Stated exercise: Pictures excluded, reproduce exactly the lines below from the one with "Output the LaTeX" through the one with "(t2) at (50,99)", both included.

Data entries:
▬▬▬▬▬▬▬▬▬▬
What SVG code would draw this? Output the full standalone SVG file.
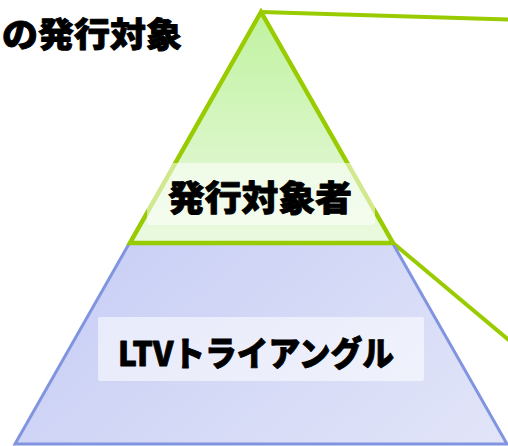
<svg xmlns="http://www.w3.org/2000/svg" width="508" height="446" viewBox="0 0 508 446">
<defs>
<linearGradient id="gBlue" x1="0" y1="0" x2="1" y2="1">
<stop offset="0" stop-color="#bcc4f4"/>
<stop offset="1" stop-color="#e2e5f8"/>
</linearGradient>
<linearGradient id="gGreen" x1="0" y1="0" x2="0" y2="1">
<stop offset="0" stop-color="#c0f2a0"/>
<stop offset="1" stop-color="#eaf9e0"/>
</linearGradient>
</defs>
<style>
.t{font-family:"Noto Sans CJK JP","Liberation Sans",sans-serif;font-weight:900;fill:#000;stroke:#000;stroke-width:0.9;stroke-linejoin:round}
.box{fill:#ffffff;fill-opacity:0.55}
.gl{stroke:#99cc00;stroke-width:4;fill:none;stroke-linejoin:miter}
.gt{stroke:#99cc00;stroke-width:4.5;fill:url(#gGreen);stroke-linejoin:miter}
</style>
<text class="t" x="2" y="47" font-size="34" textLength="180" lengthAdjust="spacingAndGlyphs">の発行対象</text>
<g id="connectors">
<line class="gl" x1="261" y1="12" x2="510" y2="19.5"/>
<line class="gl" x1="393" y1="243" x2="510" y2="341"/>
</g>
<g id="ltv">
<polygon points="261,12 15,444 507,444" fill="url(#gBlue)" stroke="#8094e0" stroke-width="3"/>
<rect class="box" x="98" y="317" width="326" height="64" rx="2"/>
<text class="t" x="118" y="366" font-size="34" textLength="276" lengthAdjust="spacingAndGlyphs">LTVトライアングル</text>
</g>
<g id="target">
<polygon points="261,12 130,243 393,243" class="gt"/>
<rect class="box" x="147" y="163" width="228" height="62" rx="2"/>
<text class="t" x="260" y="211" font-size="35" text-anchor="middle" textLength="184" lengthAdjust="spacingAndGlyphs">発行対象者</text>
</g>
</svg>
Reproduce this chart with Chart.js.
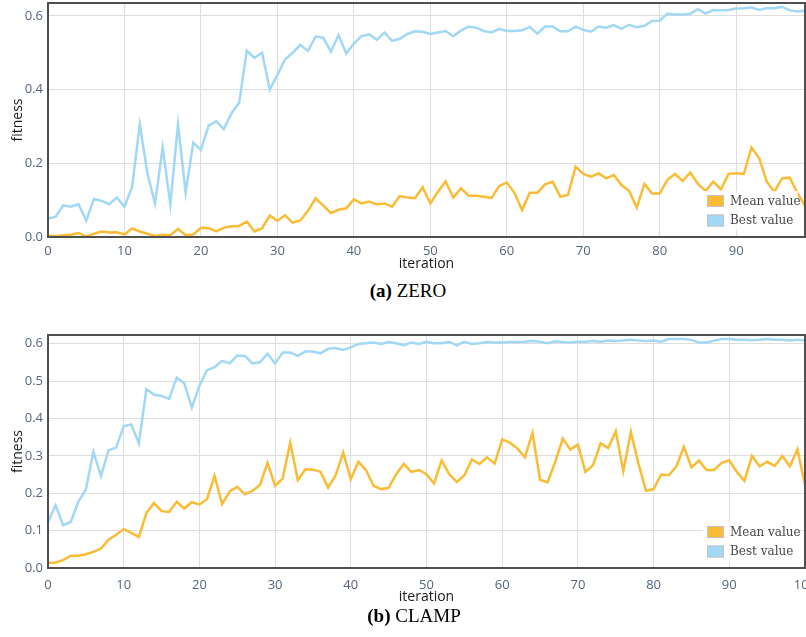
<!DOCTYPE html>
<html>
<head>
<meta charset="utf-8">
<script src="https://cdn.jsdelivr.net/npm/chart.js@4.4.0/dist/chart.umd.min.js"></script>
<style>
  html, body { margin: 0; padding: 0; background: #fff; width: 806px; height: 637px; overflow: hidden; }
  .panel { position: absolute; left: 0; }
  .caption {
    position: absolute; white-space: nowrap; transform: translateX(-50%);
    font-family: "Liberation Serif", "Times New Roman", serif; font-size: 19px; line-height: 1; color: #000;
  }
</style>
</head>
<body>
<div class="panel" style="top:-20px"><canvas id="chartZero" width="830" height="295"></canvas></div>
<div class="caption" style="left:408px; top:281px"><b>(a)</b> ZERO</div>
<div class="panel" style="top:312px"><canvas id="chartClamp" width="830" height="296"></canvas></div>
<div class="caption" style="left:414px; top:606px"><b>(b)</b> CLAMP</div>

<script>
// ---- ZERO run: fitness per iteration ----
const zeroIterations = Array.from({ length: 100 }, (_, i) => i);
const zeroMean = [
  0.004, 0.002, 0.005, 0.006, 0.011, 0.001, 0.009, 0.015, 0.012, 0.013,
  0.007, 0.023, 0.015, 0.009, 0.003, 0.006, 0.005, 0.022, 0.005, 0.007,
  0.025, 0.024, 0.015, 0.025, 0.029, 0.030, 0.042, 0.015, 0.024, 0.058,
  0.044, 0.059, 0.039, 0.045, 0.071, 0.105, 0.085, 0.065, 0.074, 0.078,
  0.102, 0.091, 0.096, 0.088, 0.091, 0.082, 0.111, 0.107, 0.105, 0.135,
  0.091, 0.123, 0.151, 0.107, 0.132, 0.112, 0.112, 0.109, 0.106, 0.138,
  0.148, 0.120, 0.073, 0.120, 0.120, 0.143, 0.150, 0.109, 0.114, 0.191,
  0.171, 0.164, 0.173, 0.159, 0.168, 0.141, 0.125, 0.080, 0.144, 0.118,
  0.118, 0.155, 0.171, 0.152, 0.175, 0.144, 0.125, 0.150, 0.129, 0.171,
  0.173, 0.171, 0.243, 0.214, 0.150, 0.123, 0.159, 0.161, 0.120, 0.085
];
const zeroBest = [
  0.050, 0.055, 0.086, 0.082, 0.089, 0.044, 0.103, 0.098, 0.089, 0.107,
  0.082, 0.136, 0.306, 0.173, 0.091, 0.243, 0.088, 0.306, 0.120, 0.256,
  0.236, 0.302, 0.314, 0.293, 0.336, 0.364, 0.506, 0.486, 0.500, 0.400,
  0.440, 0.482, 0.500, 0.521, 0.505, 0.544, 0.541, 0.503, 0.548, 0.498,
  0.525, 0.545, 0.550, 0.535, 0.555, 0.532, 0.538, 0.551, 0.558, 0.557,
  0.551, 0.555, 0.559, 0.545, 0.560, 0.571, 0.568, 0.559, 0.555, 0.565,
  0.559, 0.559, 0.561, 0.570, 0.552, 0.571, 0.571, 0.558, 0.558, 0.571,
  0.562, 0.557, 0.571, 0.568, 0.575, 0.565, 0.576, 0.569, 0.573, 0.586,
  0.587, 0.606, 0.604, 0.604, 0.606, 0.618, 0.606, 0.616, 0.615, 0.616,
  0.620, 0.621, 0.623, 0.616, 0.621, 0.621, 0.625, 0.615, 0.612, 0.614
];
const zeroXTicks = [0, 10, 20, 30, 40, 50, 60, 70, 80, 90];
const zeroYTicks = [0, 0.2, 0.4, 0.6];

// ---- CLAMP run: fitness per iteration ----
const clampIterations = Array.from({ length: 101 }, (_, i) => i);
const clampMean = [
  0.014, 0.014, 0.021, 0.033, 0.033, 0.037, 0.043, 0.052, 0.076, 0.089,
  0.104, 0.094, 0.083, 0.147, 0.174, 0.152, 0.150, 0.177, 0.159, 0.176,
  0.170, 0.184, 0.246, 0.171, 0.205, 0.217, 0.197, 0.206, 0.222, 0.281,
  0.220, 0.239, 0.335, 0.235, 0.264, 0.263, 0.257, 0.215, 0.248, 0.309,
  0.237, 0.284, 0.262, 0.220, 0.211, 0.214, 0.251, 0.278, 0.257, 0.262,
  0.251, 0.226, 0.288, 0.251, 0.230, 0.248, 0.290, 0.278, 0.296, 0.279,
  0.344, 0.335, 0.320, 0.296, 0.361, 0.236, 0.229, 0.284, 0.346, 0.317,
  0.330, 0.257, 0.275, 0.333, 0.321, 0.366, 0.259, 0.364, 0.279, 0.206,
  0.211, 0.250, 0.248, 0.271, 0.324, 0.269, 0.287, 0.262, 0.262, 0.281,
  0.288, 0.257, 0.233, 0.300, 0.272, 0.284, 0.273, 0.299, 0.272, 0.317,
  0.223
];
const clampBest = [
  0.123, 0.168, 0.114, 0.123, 0.177, 0.210, 0.311, 0.246, 0.315, 0.322,
  0.379, 0.384, 0.333, 0.478, 0.464, 0.460, 0.452, 0.509, 0.494, 0.429,
  0.487, 0.529, 0.537, 0.554, 0.547, 0.568, 0.567, 0.547, 0.550, 0.573,
  0.547, 0.576, 0.576, 0.567, 0.579, 0.579, 0.574, 0.586, 0.588, 0.583,
  0.590, 0.599, 0.601, 0.603, 0.599, 0.604, 0.601, 0.596, 0.603, 0.599,
  0.605, 0.601, 0.601, 0.605, 0.595, 0.605, 0.599, 0.601, 0.604, 0.603,
  0.603, 0.604, 0.604, 0.605, 0.607, 0.605, 0.601, 0.606, 0.604, 0.603,
  0.605, 0.605, 0.607, 0.605, 0.608, 0.607, 0.608, 0.610, 0.608, 0.607,
  0.608, 0.605, 0.612, 0.612, 0.612, 0.610, 0.603, 0.603, 0.608, 0.612,
  0.612, 0.610, 0.610, 0.609, 0.610, 0.612, 0.610, 0.610, 0.608, 0.610,
  0.608
];
const clampXTicks = [0, 10, 20, 30, 40, 50, 60, 70, 80, 90, 100];
const clampYTicks = [0, 0.1, 0.2, 0.3, 0.4, 0.5, 0.6];

const seriesNames = ['Mean value', 'Best value'];
const MEAN_COLOR = '#f9bc34';
const BEST_COLOR = '#a1d8f5';
const TICK_FONT = { family: '"Open Sans", sans-serif', size: 13 };
const TITLE_FONT = { family: '"Open Sans", sans-serif', size: 14 };

// dark frame around the plotting area
const framePlugin = {
  id: 'frame',
  afterDatasetsDraw(chart) {
    const { ctx, chartArea: a } = chart;
    ctx.save();
    ctx.strokeStyle = '#4f4f4f';
    ctx.lineWidth = 2;
    ctx.strokeRect(a.left, a.top, a.right - a.left, a.bottom - a.top);
    ctx.restore();
  }
};

// legend boxes in the lower right corner of the plotting area
const insideLegend = {
  id: 'insideLegend',
  afterDraw(chart) {
    const { ctx, chartArea: a } = chart;
    const boxW = 17, boxH = 12, rowGap = 19.5;
    const x0 = a.right - 98;
    const firstTop = a.bottom - 42;
    const sets = chart.data.datasets;
    ctx.save();
    ctx.fillStyle = 'rgba(255,255,255,0.78)';
    ctx.fillRect(x0 - 4, firstTop - 4, a.right - 7 - (x0 - 4), rowGap * (sets.length - 1) + boxH + 8);
    ctx.font = '12px "DejaVu Serif", serif';
    ctx.textBaseline = 'middle';
    ctx.textAlign = 'left';
    sets.forEach((ds, i) => {
      const top = firstTop + i * rowGap;
      ctx.fillStyle = ds.borderColor;
      ctx.fillRect(x0, top, boxW, boxH);
      ctx.strokeStyle = '#c4c4c4';
      ctx.lineWidth = 1;
      ctx.strokeRect(x0 + 0.5, top + 0.5, boxW - 1, boxH - 1);
      ctx.fillStyle = '#474747';
      ctx.fillText(ds.label, x0 + boxW + 6, top + boxH / 2 + 0.5);
    });
    ctx.restore();
  }
};

function makeChart(id, labels, mean, best, xMax, yMax, xTicks, yTicks, xTickPad, xAxisHeight) {
  return new Chart(document.getElementById(id), {
    type: 'line',
    data: {
      labels: labels,
      datasets: [
        { label: seriesNames[0], data: mean, borderColor: MEAN_COLOR, backgroundColor: MEAN_COLOR,
          borderWidth: 2.5, pointRadius: 0, tension: 0, fill: false },
        { label: seriesNames[1], data: best, borderColor: BEST_COLOR, backgroundColor: BEST_COLOR,
          borderWidth: 2.5, pointRadius: 0, tension: 0, fill: false }
      ]
    },
    options: {
      responsive: false,
      animation: false,
      layout: { padding: { top: 23, right: 25, bottom: 0, left: 0 } },
      plugins: { legend: { display: false }, tooltip: { enabled: false } },
      scales: {
        x: {
          type: 'linear', min: 0, max: xMax,
          afterBuildTicks: s => { s.ticks = xTicks.map(v => ({ value: v })); },
          afterFit: s => { s.height = xAxisHeight; },
          grid: { color: '#dedede', lineWidth: 1, drawTicks: false },
          border: { display: false },
          ticks: { font: TICK_FONT, color: '#56657d', padding: xTickPad, maxRotation: 0 },
          title: { display: true, text: 'iteration', font: TITLE_FONT, color: '#1a1a1a',
                   padding: { top: 0, bottom: 3 } }
        },
        y: {
          min: 0, max: yMax,
          afterBuildTicks: s => { s.ticks = yTicks.map(v => ({ value: v })); },
          afterFit: s => { s.width = 48; },
          grid: { color: '#dedede', lineWidth: 1, drawTicks: false },
          border: { display: false },
          ticks: { font: TICK_FONT, color: '#56657d', padding: 5, callback: v => v.toFixed(1) },
          title: { display: true, text: 'fitness', font: TITLE_FONT, color: '#1a1a1a',
                   padding: { top: 10, bottom: 0 } }
        }
      }
    },
    plugins: [framePlugin, insideLegend]
  });
}

makeChart('chartZero', zeroIterations, zeroMean, zeroBest, 99, 0.635, zeroXTicks, zeroYTicks, 6, 38);
makeChart('chartClamp', clampIterations, clampMean, clampBest, 100, 0.623, clampXTicks, clampYTicks, 9, 40);
</script>
</body>
</html>
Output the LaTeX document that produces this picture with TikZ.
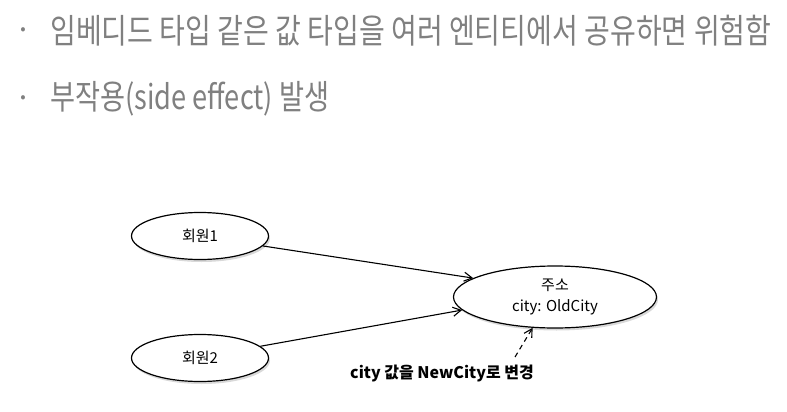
\documentclass[tikz,border=0pt]{standalone}
\usepackage{fontspec}
\setmainfont{Noto Sans CJK KR}
\usetikzlibrary{shapes.geometric,arrows.meta,shadows}
\definecolor{slidegray}{RGB}{128,128,128}

\begin{document}
\begin{tikzpicture}[x=1pt,y=-1pt,
    headline/.style={anchor=west,inner sep=0pt,text=slidegray,font=\fontsize{34}{40}\selectfont},
    bulletmark/.style={inner sep=0pt,text=slidegray,font=\fontsize{16}{18}\selectfont},
    link/.style={line width=1.1pt,-{Straight Barb[length=8pt,width=9pt]}},
    change/.style={inner sep=1pt,font=\fontsize{16}{20}\selectfont\bfseries}]

        \useasboundingbox (0,0) rectangle (787,412);

        % bullet lines
        \node[bulletmark] (b1) at (23,31) {•};
        \node[headline]   (t1) at (50,31) {\scalebox{0.825}[1]{임베디드 타입 같은 값 타입을 여러 엔티티에서 공유하면 위험함}};
        \node[bulletmark] (b2) at (23,99) {•};
        \node[headline]   (t2) at (50,99) {\scalebox{0.8}[1]{부작용(side effect) 발생}};

        \begin{scope}[every node/.style={ellipse,draw,line width=1.2pt,fill=white,inner sep=0pt,
            minimum width=137pt,minimum height=47pt,font=\fontsize{15}{21}\selectfont,
            drop shadow={shadow xshift=1.5pt,shadow yshift=-2.5pt,opacity=0.3}}]
          \node (m1)   at (200,236) {회원1};
          \node (m2)   at (200,358) {회원2};
          \node[minimum width=203pt,minimum height=62pt,align=center] (addr) at (555,297) {주소\\city: OldCity};
        \end{scope}

        \draw[link] (m1.-9) -- (addr.167);
        \draw[link] (m2.11) -- (addr.188);

        \node[change] (chg) at (442,373) {city 값을 NewCity로 변경};
        \coordinate (chgtail) at (515,357);
        \draw[link,dash pattern=on 5pt off 4pt] (chgtail) -- (addr.234);

      \end{tikzpicture}
\end{document}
▬▬▬▬▬▬▬▬▬▬
Final answer:
Output the LaTeX document that produces this picture with TikZ.
\documentclass[tikz,border=0pt]{standalone}
\usepackage{fontspec}
\setmainfont{Noto Sans CJK KR}
\usetikzlibrary{shapes.geometric,arrows.meta,shadows}
\definecolor{slidegray}{RGB}{128,128,128}

\begin{document}
\begin{tikzpicture}[x=1pt,y=-1pt,
    headline/.style={anchor=west,inner sep=0pt,text=slidegray,font=\fontsize{34}{40}\selectfont},
    bulletmark/.style={inner sep=0pt,text=slidegray,font=\fontsize{16}{18}\selectfont},
    link/.style={line width=1.1pt,-{Straight Barb[length=8pt,width=9pt]}},
    change/.style={inner sep=1pt,font=\fontsize{16}{20}\selectfont\bfseries}]

        \useasboundingbox (0,0) rectangle (787,412);

        % bullet lines
        \node[bulletmark] (b1) at (23,31) {•};
        \node[headline]   (t1) at (50,31) {\scalebox{0.825}[1]{임베디드 타입 같은 값 타입을 여러 엔티티에서 공유하면 위험함}};
        \node[bulletmark] (b2) at (23,99) {•};
        \node[headline]   (t2) at (50,99) {\scalebox{0.8}[1]{부작용(side effect) 발생}};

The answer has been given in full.